An advantage of these Right Spec posts? The ability to venture beyond the bargain basement. Despite its second-rung status in the Chevy Truck pecking order in terms of size, there’s no shortage of trim configurations for this bowtie pickup. Throw in a trio of body styles plus a few engine choices, and the decision tree grows quite a number of branches.
You’ll notice we’ve selected the Extended Cab arrangement instead of the more popular Crew Cab model. The reason for this is two-fold. First, we assume very few of our readers have friends. More critically, however, your author can say with some certainty that the Colorado cabin is small enough that his 6’6” frame forces the driver’s seat totally rearward even in Crew Cab form, rendering the back seat behind him useless to anyone blessed with the gift of legs below the knee. If the rear seating area isn’t going to be utilized often, we might as well trade some of that vehicle length for usable box space while retaining the Extended Cab’s shorter overall dimensions. All hands will probably agree on that point.

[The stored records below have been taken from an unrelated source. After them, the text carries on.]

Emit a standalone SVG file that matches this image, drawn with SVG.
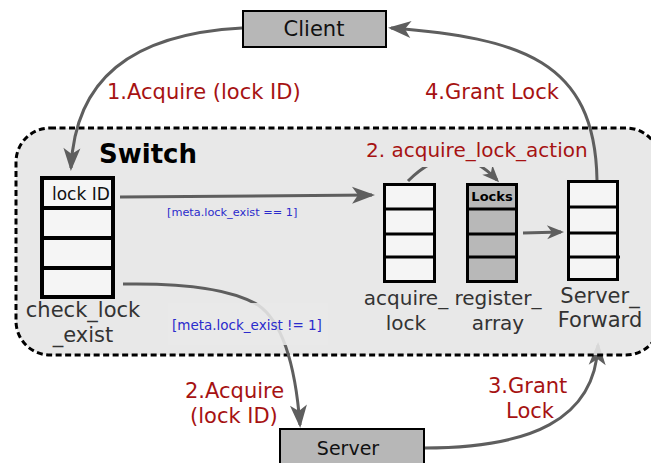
<svg xmlns="http://www.w3.org/2000/svg" width="651" height="463" viewBox="0 0 651 463">
  <defs>
    <marker id="ah" markerUnits="userSpaceOnUse" viewBox="-26 -12 32 24" markerWidth="32" markerHeight="24" refX="0" refY="0" orient="auto" overflow="visible">
      <path d="M3,0 L-20,-8.5 L-14,0 L-20,8.5 Z" fill="#5e5e5e"/>
    </marker>
    <marker id="ahs" markerUnits="userSpaceOnUse" viewBox="-20 -9 24 18" markerWidth="24" markerHeight="18" refX="0" refY="0" orient="auto" overflow="visible">
      <path d="M3,0 L-14,-7 L-9,0 L-14,7 Z" fill="#5e5e5e"/>
    </marker>
    <style>
      .conn { fill: none; stroke: #5e5e5e; stroke-width: 3; }
      .box { fill: #b7b7b7; stroke: #000; stroke-width: 2; }
      .tbl { fill: #f5f5f5; stroke: #000; }
      .tbl-dark { fill: #b8b8b8; stroke: #000; }
      .row { stroke: #000; }
      .t { font-family: "DejaVu Sans", "Liberation Sans", sans-serif; }
      .step { fill: #a61212; font-size: 21px; }
      .name { fill: #333; }
      .cond { fill: #2b2bcc; }
      .bg { fill: #e8e8e8; }
    </style>
  </defs>

  <!-- reply from the server enters the switch from below (drawn under the switch area) -->
  <g id="connectors-under">
    <path class="conn" d="M424,448 C530,448 595,420 598,345" marker-end="url(#ah)"/>
  </g>

  <!-- switch pipeline area -->
  <g id="switch">
    <rect x="16" y="128" width="644" height="227" rx="34" ry="34" fill="#e6e6e6" fill-opacity="0.9" stroke="#000" stroke-width="3" stroke-dasharray="6 3.5"/>
    <text class="t" x="99" y="163" font-size="26" font-weight="bold" fill="#000">Switch</text>
  </g>

  <g id="connectors">
    <!-- client request into check_lock_exist -->
    <path class="conn" d="M242,28 C130,34 75,80 71,168" marker-end="url(#ah)"/>
    <!-- lock exists: go to acquire_lock -->
    <path class="conn" d="M120,197 L372,195" marker-end="url(#ah)"/>
    <!-- lock missing: forward to server -->
    <path class="conn" d="M123,284 C180,283 230,288 258,305 C280,320 295,360 300,425" marker-end="url(#ah)"/>
    <!-- acquire_lock_action reads the register array -->
    <path class="conn" d="M408,181 Q454,135 497,180" marker-end="url(#ahs)"/>
    <!-- register_array to Server_Forward -->
    <path class="conn" d="M523,233 L561,232" marker-end="url(#ahs)"/>
    <!-- grant back to the client -->
    <path class="conn" d="M597,180 C595,60 520,38 391,28" marker-end="url(#ah)"/>
  </g>

  <!-- edge labels -->
  <g id="labels">
    <text class="t step" x="107" y="99">1.Acquire (lock ID)</text>
    <text class="t step" x="425" y="99">4.Grant Lock</text>
    <rect class="bg" x="364" y="139" width="227" height="28"/>
    <text class="t" x="366" y="157" font-size="20" fill="#a61212">2. acquire_lock_action</text>
    <text class="t cond" x="167" y="216" font-size="11.3">[meta.lock_exist == 1]</text>
    <rect class="bg" x="168" y="303" width="160" height="42" fill-opacity="0.88"/>
    <text class="t cond" x="172" y="330" font-size="13.5">[meta.lock_exist != 1]</text>
    <text class="t step" x="185" y="398">2.Acquire</text>
    <text class="t step" x="190" y="423">(lock ID)</text>
    <text class="t step" x="488" y="393">3.Grant</text>
    <text class="t step" x="530" y="418" text-anchor="middle">Lock</text>
  </g>

  <g id="client">
    <rect class="box" x="243" y="11" width="143" height="36"/>
    <text class="t" x="314" y="36" font-size="21" text-anchor="middle" fill="#111">Client</text>
  </g>

  <g id="server">
    <rect class="box" x="280" y="429" width="144" height="42"/>
    <text class="t" x="348" y="455" font-size="19" text-anchor="middle" fill="#111">Server</text>
  </g>

  <g id="check_lock_exist">
    <rect class="tbl" x="42" y="178" width="71" height="119" stroke-width="4"/>
    <g class="row" stroke-width="4">
      <line x1="42" y1="208" x2="113" y2="208"/>
      <line x1="42" y1="238" x2="113" y2="238"/>
      <line x1="42" y1="268" x2="113" y2="268"/>
    </g>
    <text class="t" x="52" y="200" font-size="17" fill="#111">lock ID</text>
    <text class="t name" x="83" y="317" font-size="21" text-anchor="middle">check_lock</text>
    <text class="t name" x="83" y="342" font-size="21" text-anchor="middle">_exist</text>
  </g>

  <g id="acquire_lock">
    <rect class="tbl" x="384.5" y="184.5" width="50" height="97" stroke-width="3"/>
    <g class="row" stroke-width="3">
      <line x1="384" y1="209" x2="435" y2="209"/>
      <line x1="384" y1="234" x2="435" y2="234"/>
      <line x1="384" y1="257" x2="435" y2="257"/>
    </g>
    <text class="t name" x="406" y="305" font-size="20" text-anchor="middle">acquire_</text>
    <text class="t name" x="406" y="330" font-size="20" text-anchor="middle">lock</text>
  </g>

  <g id="register_array">
    <rect class="tbl-dark" x="467.5" y="184.5" width="49" height="97" stroke-width="3"/>
    <g class="row" stroke-width="3">
      <line x1="467" y1="209" x2="517" y2="209"/>
      <line x1="467" y1="234" x2="517" y2="234"/>
      <line x1="467" y1="257" x2="518" y2="257"/>
    </g>
    <text class="t" x="492" y="201" font-size="13" font-weight="bold" text-anchor="middle" fill="#000">Locks</text>
    <text class="t name" x="498" y="305" font-size="20" text-anchor="middle">register_</text>
    <text class="t name" x="498" y="330" font-size="20" text-anchor="middle">array</text>
  </g>

  <g id="server_forward">
    <rect class="tbl" x="568.5" y="181.5" width="49" height="98" stroke-width="3"/>
    <g class="row" stroke-width="3">
      <line x1="568" y1="207" x2="618" y2="207"/>
      <line x1="568" y1="233" x2="618" y2="233"/>
      <line x1="568" y1="257" x2="620" y2="257"/>
    </g>
    <text class="t name" x="600" y="303" font-size="21" text-anchor="middle">Server_</text>
    <text class="t name" x="600" y="327" font-size="21" text-anchor="middle">Forward</text>
  </g>
</svg>
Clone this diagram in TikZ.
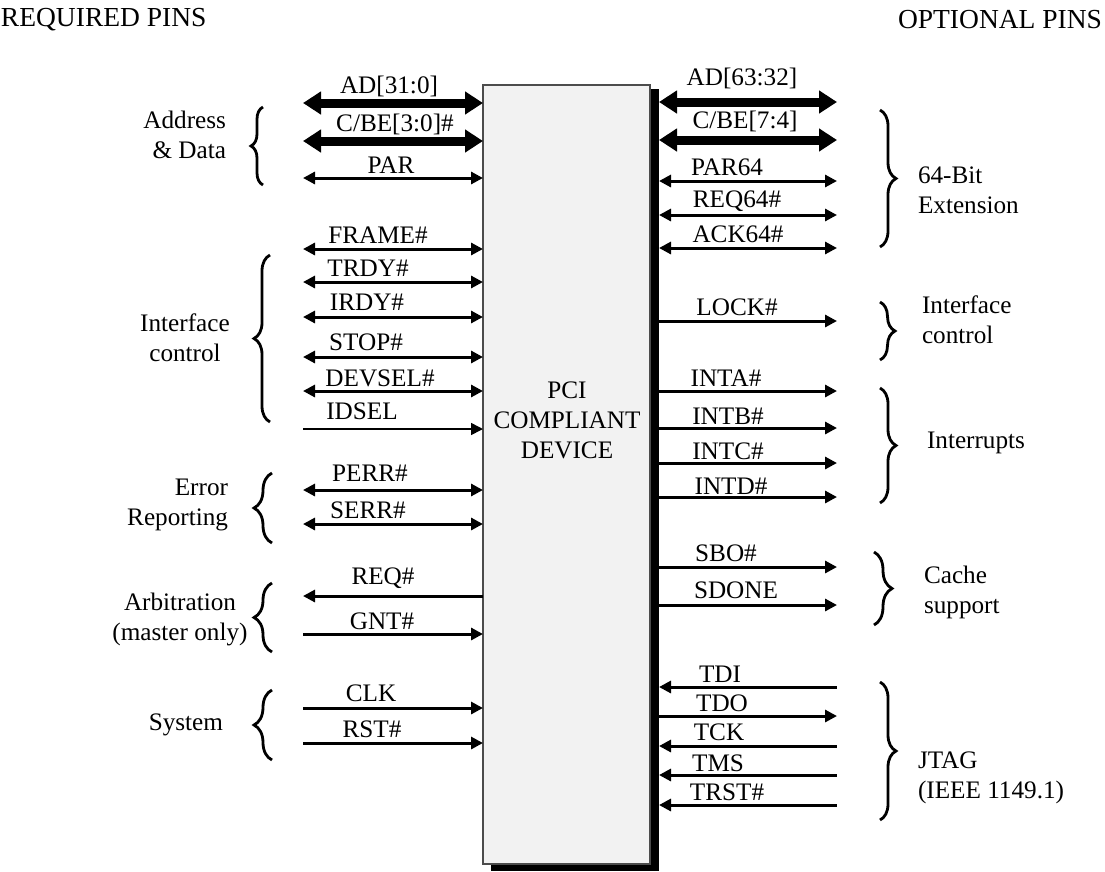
\documentclass[tikz,border=0pt]{standalone}
\usepackage{fontspec}
\setmainfont{Liberation Serif}
\usetikzlibrary{arrows.meta,decorations.pathreplacing}
\begin{document}
\begin{tikzpicture}[x=1pt,y=-1pt,
  every node/.style={font=\fontsize{25.2}{30}\selectfont, inner sep=0pt, outer sep=0pt},
  pinlbl/.style={anchor=base},
  head/.style={font=\fontsize{27.5}{32}\selectfont},
  grp/.style={align=#1},
  busarrow/.style={line width=9pt, {Triangle[length=18pt,width=22pt]}-{Triangle[length=18pt,width=22pt]}},
  bidir/.style={line width=3pt, {Triangle[length=12pt,width=12pt]}-{Triangle[length=12pt,width=12pt]}},
  headr/.style={line width=3pt, -{Triangle[length=12pt,width=12pt]}},
  headl/.style={line width=3pt, {Triangle[length=12pt,width=12pt]}-},
  thinr/.style={line width=1.6pt, -{Triangle[length=12pt,width=12pt]}},
  brc/.style={decorate, decoration={brace, amplitude=#1}, line width=2.8pt}
]
\useasboundingbox (0,0) rectangle (1105,871);

% headers
\node[head, anchor=west] (hreq) at (1,20) {REQUIRED PINS};
\node[head, anchor=east] (hopt) at (1102,20) {OPTIONAL PINS};

% device box with shadow
\fill[black] (491,89) rectangle (659,871);
\node[draw=gray!60!black, fill=gray!10, line width=1.5pt, minimum width=167pt, minimum height=779pt, anchor=north west] (box) at (483,85) {};
\node[align=center] (devtxt) at (567,420) {PCI\\COMPLIANT\\DEVICE};

% left pins: y / label x / label baseline / text / style
\foreach \y/\lx/\ly/\t/\s [count=\i] in {
  103/389/93/{AD[31:0]}/busarrow,
  141/395/131/{C/BE[3:0]\#}/busarrow,
  178/391/173/PAR/bidir,
  249/378/243/FRAME\#/bidir,
  282/368/276/TRDY\#/bidir,
  317/367/310/IRDY\#/bidir,
  357/366/350/STOP\#/bidir,
  391/380/386/DEVSEL\#/bidir,
  429/362/419/IDSEL/thinr,
  490/370/481/PERR\#/bidir,
  524/368/518/SERR\#/bidir,
  596/383/584/REQ\#/headl,
  634/382/629/GNT\#/headr,
  708/371/701/CLK/headr,
  743/372/737/RST\#/headr}{
  \coordinate (lp\i) at (303,\y);
  \coordinate (lb\i) at (483,\y);
  \draw[\s] (lp\i) -- (lb\i);
  \node[pinlbl] (ll\i) at (\lx,\ly) {\t};
}

% right pins
\foreach \y/\lx/\ly/\t/\s [count=\i] in {
  102/742/85/{AD[63:32]}/busarrow,
  140/745/128/{C/BE[7:4]}/busarrow,
  181/727/175/PAR64/bidir,
  215/737/207/REQ64\#/bidir,
  248/738/242/ACK64\#/bidir,
  321/737/315/LOCK\#/headr,
  391/726/386/INTA\#/headr,
  428/728/424/INTB\#/headr,
  463/728/459/INTC\#/headr,
  497/731/494/INTD\#/headr,
  567/726/561/SBO\#/headr,
  605/736/598/SDONE/headr,
  687/720/682/TDI/headl,
  716/722/711/TDO/headr,
  746/719/740/TCK/headl,
  775/718/771/TMS/headl,
  805/727/800/TRST\#/headl}{
  \coordinate (rb\i) at (659,\y);
  \coordinate (rp\i) at (837,\y);
  \draw[\s] (rb\i) -- (rp\i);
  \node[pinlbl] (rl\i) at (\lx,\ly) {\t};
}

% left braces and group labels
\draw[brc=12pt] (263,185) -- (263,107);
\node[grp=right, anchor=east] (gad) at (226,135) {Address\\\& Data};
\draw[brc=16pt] (270,422) -- (270,255);
\node[grp=center] (gic) at (185,338) {Interface\\control};
\draw[brc=18pt] (272,543) -- (272,473);
\node[grp=right, anchor=east] (ger) at (228,505) {Error\\Reporting};
\draw[brc=18pt] (272,652) -- (272,583);
\node[grp=center] (gar) at (180,619) {Arbitration\\(master only)};
\draw[brc=18pt] (272,760) -- (272,690);
\node[anchor=east] (gsy) at (223,725) {System};

% right braces and group labels
\draw[brc=16pt] (880,110) -- (880,247);
\node[grp=left, anchor=west] (g64) at (918,190) {64-Bit\\Extension};
\draw[brc=15pt] (880,302) -- (880,360);
\node[grp=left, anchor=west] (gic2) at (922,320) {Interface\\control};
\draw[brc=16pt] (880,388) -- (880,503);
\node[anchor=west] (gint) at (927,443) {Interrupts};
\draw[brc=18pt] (874,552) -- (874,625);
\node[grp=left, anchor=west] (gca) at (924,592) {Cache\\support};
\draw[brc=16pt] (880,682) -- (880,820);
\node[grp=left, anchor=west] (gjt) at (918,778) {JTAG\\(IEEE 1149.1)};
\end{tikzpicture}
\end{document}
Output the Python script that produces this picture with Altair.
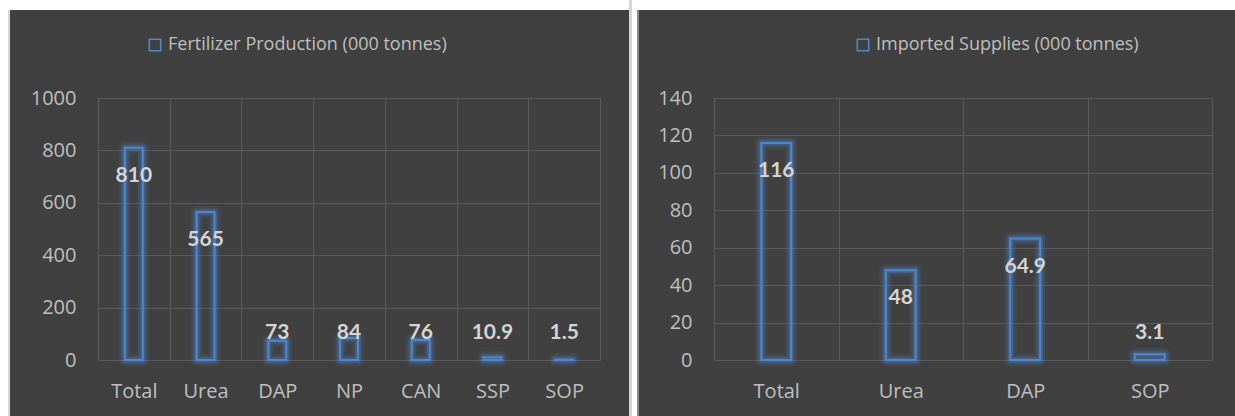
import altair as alt
import pandas as pd

# ---- data ----
prod_cats = ["Total", "Urea", "DAP", "NP", "CAN", "SSP", "SOP"]
prod_vals = [810, 565, 73, 84, 76, 10.9, 1.5]
prod_labels = ["810", "565", "73", "84", "76", "10.9", "1.5"]
prod_series = "Fertilizer Production (000 tonnes)"
prod_ticks = [0, 200, 400, 600, 800, 1000]

imp_cats = ["Total", "Urea", "DAP", "SOP"]
imp_vals = [116, 48, 64.9, 3.1]
imp_labels = ["116", "48", "64.9", "3.1"]
imp_series = "Imported Supplies (000 tonnes)"
imp_ticks = [0, 20, 40, 60, 80, 100, 120, 140]

# ---- style ----
BG = "#404040"
GRID = "#5a5a5a"
AX = "#bfbfbf"
LBL = "#d4d4d4"
BLUE = "#4f86cc"
FONT = "Open Sans"


def rect(x1, x2, y1, y2, color):
    return alt.Chart(pd.DataFrame({"k": [0]})).mark_rect(color=color, strokeWidth=0).encode(
        x=alt.value(x1), x2=alt.value(x2), y=alt.value(y1), y2=alt.value(y2)
    )


def panel(cats, vals, labels, series, ticks, width, band, off, floor, legend_x, decor):
    df = pd.DataFrame({"cat": cats, "value": vals, "label": labels, "series": [series] * len(cats)})
    xs = alt.Scale(paddingInner=0, paddingOuter=0)
    ys = alt.Scale(domain=[ticks[0], ticks[-1]], nice=False)
    xaxis = alt.Axis(title=None, labelAngle=0, grid=True, tickBand="extent", gridColor=GRID,
                     gridWidth=1, domain=False, ticks=False, tickSize=0, labelPadding=21,
                     labelFont=FONT, labelFontSize=20, labelColor=AX)
    yaxis = alt.Axis(title=None, values=ticks, format="d", grid=True, gridColor=GRID, gridWidth=1,
                     domain=False, ticks=False, tickSize=0, labelPadding=22,
                     labelFont=FONT, labelFontSize=20, labelColor=AX)
    x = alt.X("cat:N", sort=cats, scale=xs, axis=xaxis)
    y = alt.Y("value:Q", scale=ys, axis=yaxis)
    base = alt.Chart(df)
    glows = []
    for sw, op in [(13, 0.09), (9, 0.15), (5.5, 0.28)]:
        glows.append(
            base.mark_bar(width=alt.RelativeBandSize(band), fillOpacity=0, strokeWidth=sw,
                          strokeOpacity=op, strokeJoin="round").encode(x=x, y=y, stroke=alt.value(BLUE))
        )
    main = base.mark_bar(width=alt.RelativeBandSize(band), fill=BG, fillOpacity=0.0,
                         strokeWidth=2).encode(
        x=x, y=y,
        stroke=alt.Stroke(
            "series:N", scale=alt.Scale(range=[BLUE]),
            legend=alt.Legend(title=None, orient="none", legendX=legend_x, legendY=-62,
                              symbolType="square", symbolSize=130, symbolStrokeWidth=1.6,
                              symbolFillColor=BG, symbolStrokeColor=BLUE, symbolOpacity=1,
                              labelFont=FONT, labelFontSize=18, labelColor=AX, labelLimit=0,
                              labelOffset=4),
        ),
    )
    text = base.transform_calculate(ly=f"max(datum.value - {off}, {floor})").mark_text(
        font="Lato", fontWeight="bold", fontSize=21, color=LBL, baseline="middle"
    ).encode(
        x=alt.X("cat:N", sort=cats, scale=xs, axis=xaxis),
        y=alt.Y("ly:Q", scale=ys, axis=yaxis),
        text="label:N",
    )
    return alt.layer(*decor, *glows, main, text).properties(width=width, height=262)


left_decor = [
    rect(-98, 541, -98, -88, "#ffffff"),
    rect(-98, -90, -98, 318, "#ffffff"),
    rect(-90, -88, -88, 318, "#d6d6d6"),
    rect(531, 534, -98, 318, "#d6d6d6"),
    rect(534, 539, -98, 318, "#ffffff"),
    rect(539, 541, -88, 318, "#8a8a8a"),
]
right_decor = [
    rect(-75, 521, -98, -88, "#ffffff"),
]

left = panel(prod_cats, prod_vals, prod_labels, prod_series, prod_ticks, 502, 0.25,
             107, 103, 48, left_decor)
right = panel(imp_cats, imp_vals, imp_labels, imp_series, imp_ticks, 498, 0.24,
              15, 14.4, 140, right_decor)

chart = (
    alt.hconcat(left, right, spacing=0)
    .resolve_scale(x="independent", y="independent", stroke="independent")
    .resolve_legend(stroke="independent")
    .properties(background=BG, padding=0)
    .configure_view(strokeWidth=0)
)

chart.save("out.html", embed_options={"renderer": "svg", "actions": False})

Where we are likely to differ in our assessment – and hope for a bit of comment section debate – is in the choice of Z71 or ZR2. It’s a $5,000 walk to the latter, checking in at $43,795 before the inevitable destination and other sundry fees. This is not an insignificant sum. For the cash, one will find themselves in command of a rig with GM’s dandy Multimatic DSSV damping system, a set of suspenders that have proven themselves off-road time and again at your author’s hand (and right foot). They’re so good, in fact, that Chevy is installing them on a new Silverado trim for 2022.
The ZR2 also packs an increased ground clearance and track width compared to other trim levels, along with the unique appearance package that can’t be mistaken for anything other than a ZR2. It’s worth mentioning that the Z71 does have unique suspension tuning (but not the DSSVs) along with a locking rear diff and an underbody skid plate to go with its A/T tires. As for engine choice in the ZR2, choosing the gasser is a no-brainer, since the Duramax power delivery style doesn’t suit the truck’s off-road personality – to say nothing of its $3,720 premium.
As for other considerations, all the really good colors like Bright Blue Metallic and Cherry Red Tintcoat are extra-cost items. Sand Dune Metallic, a $0 paint shown here, gives the thing a pre-runner vibe so we’ll go with that. Additional appearance packages and the like are a waste of money, and the Bison package seems pricey at $5,750. Be sure to spec the no-charge rubberized floor covering and for the love of god spend $75 on wireless device charging.
Total bill? $44,065. There will surely be plenty of you in the comments who’ll bleat that a clapped out 2005 Ranger is a better value or they have experienced 934,933 trouble-free miles from their Nissan Hardbody with only occasional maintenance and an upturned bucket for a driver’s seat (I haven’t toiled at TTAC for a decade without learning something about you yahoos). The rest of us will enjoy our air-conditioned ZR2 cabin. In extended cab form, of course.
Please note the prices listed here are in United States dollars and are currently accurate for base prices exclusive of any fees, taxes, or rebates. Your dealer may (and should) sell for less (obscene market conditions notwithstanding). Keep your foot down, bone up on available rebates, and bargain hard.